§ **TASK BRIEF**
Leaving out every picture, retype the lines below from the top through the one that contains "from matplotlib.ticker import FuncFormatter".
**********
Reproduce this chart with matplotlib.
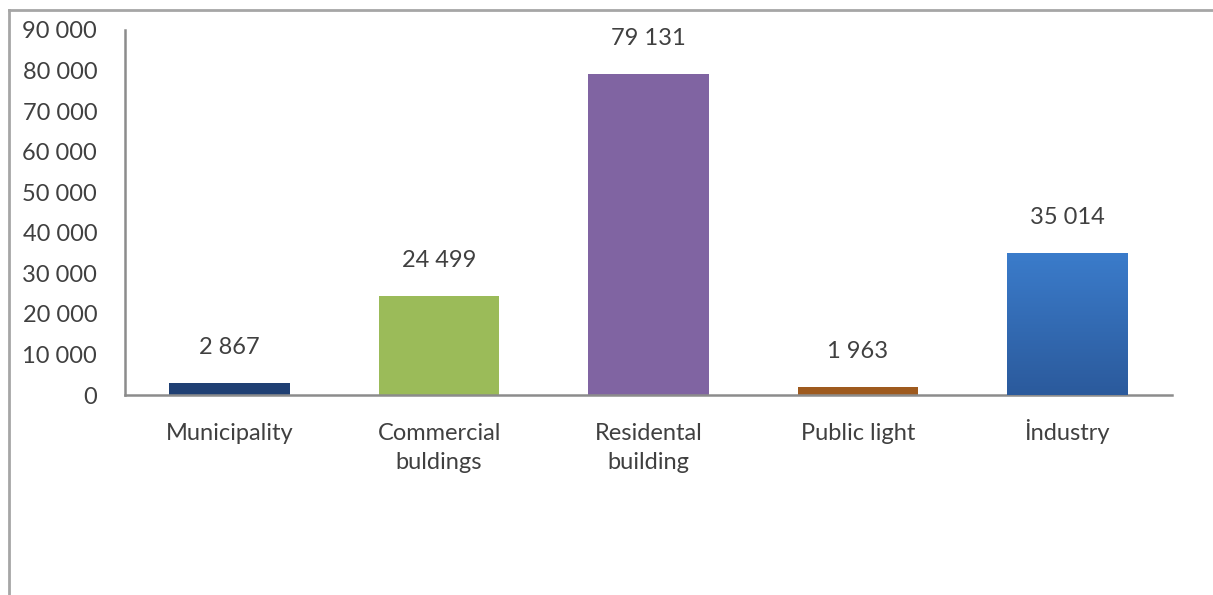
import matplotlib

matplotlib.use("Agg")
import matplotlib.pyplot as plt
import matplotlib.transforms as mtransforms
import numpy as np
from matplotlib.lines import Line2D
from matplotlib.ticker import FuncFormatter

categories = ["Municipality", "Commercial\nbuldings", "Residental\nbuilding", "Public light", "İndustry"]
values = [2867, 24499, 79131, 1963, 35014]
colors = ["#1F3F73", "#9BBB59", "#8064A2", "#9E5A1E", "#3773C2"]
yticks = [0, 10000, 20000, 30000, 40000, 50000, 60000, 70000, 80000, 90000]

TXT = "#404040"
FS = 17
plt.rcParams["font.family"] = ["Lato", "DejaVu Sans"]


def spaced(v, _pos=None):
    return f"{int(v):,}".replace(",", " ")


W, H = 1213, 595
fig = plt.figure(figsize=(W / 100, H / 100), dpi=100)
ax = fig.add_axes([125 / W, 1 - 395 / H, (1172 - 125) / W, (395 - 30) / H])

x = np.arange(len(values))
bars = ax.bar(x, values, width=0.575, color=colors, zorder=2)

# vertical gradient on the last bar, lighter at the top
ind = bars[-1]
grad = np.linspace(0, 1, 256).reshape(-1, 1)
cmap = matplotlib.colors.LinearSegmentedColormap.from_list("ind", ["#2B5A9C", "#3B7CCB"])
x0, w = ind.get_x(), ind.get_width()
img = ax.imshow(grad, extent=[x0, x0 + w, 0, ind.get_height()], origin="lower",
                aspect="auto", cmap=cmap, zorder=3)
img.set_clip_path(ind)

for xi, v in zip(x, values):
    ax.annotate(spaced(v), (xi, v), xytext=(0, 18), textcoords="offset points",
                ha="center", va="bottom", fontsize=FS, color=TXT)

ax.set_xlim(-0.5, len(values) - 0.5)
ax.set_ylim(0, 90000)
ax.set_yticks(yticks)
ax.yaxis.set_major_formatter(FuncFormatter(spaced))
ax.set_xticks(x)
ax.set_xticklabels(categories, fontsize=FS, color=TXT, linespacing=1.5)
ax.tick_params(axis="y", length=0, pad=20, labelsize=FS, labelcolor=TXT)
ax.tick_params(axis="x", length=0, pad=20)

# the dotted capital I makes this label sit lower; nudge it back onto the line
lbl = ax.get_xticklabels()[-1]
lbl.set_transform(lbl.get_transform() + mtransforms.ScaledTranslation(0, 4 / 100, fig.dpi_scale_trans))

for side in ("top", "right"):
    ax.spines[side].set_visible(False)
for side in ("left", "bottom"):
    ax.spines[side].set_color("#8C8C8C")
    ax.spines[side].set_linewidth(1.8)

# outer chart frame
fig.add_artist(Line2D([9 / W, 9 / W], [0, 1 - 10 / H], color="#A6A6A6", lw=2,
                      transform=fig.transFigure))
fig.add_artist(Line2D([9 / W, 1], [1 - 10 / H, 1 - 10 / H], color="#A6A6A6", lw=2,
                      transform=fig.transFigure))

fig.savefig("out.png", dpi=100)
**********
§ **SOLUTION BELOW**
Reproduce this chart with matplotlib.
import matplotlib

matplotlib.use("Agg")
import matplotlib.pyplot as plt
import matplotlib.transforms as mtransforms
import numpy as np
from matplotlib.lines import Line2D
from matplotlib.ticker import FuncFormatter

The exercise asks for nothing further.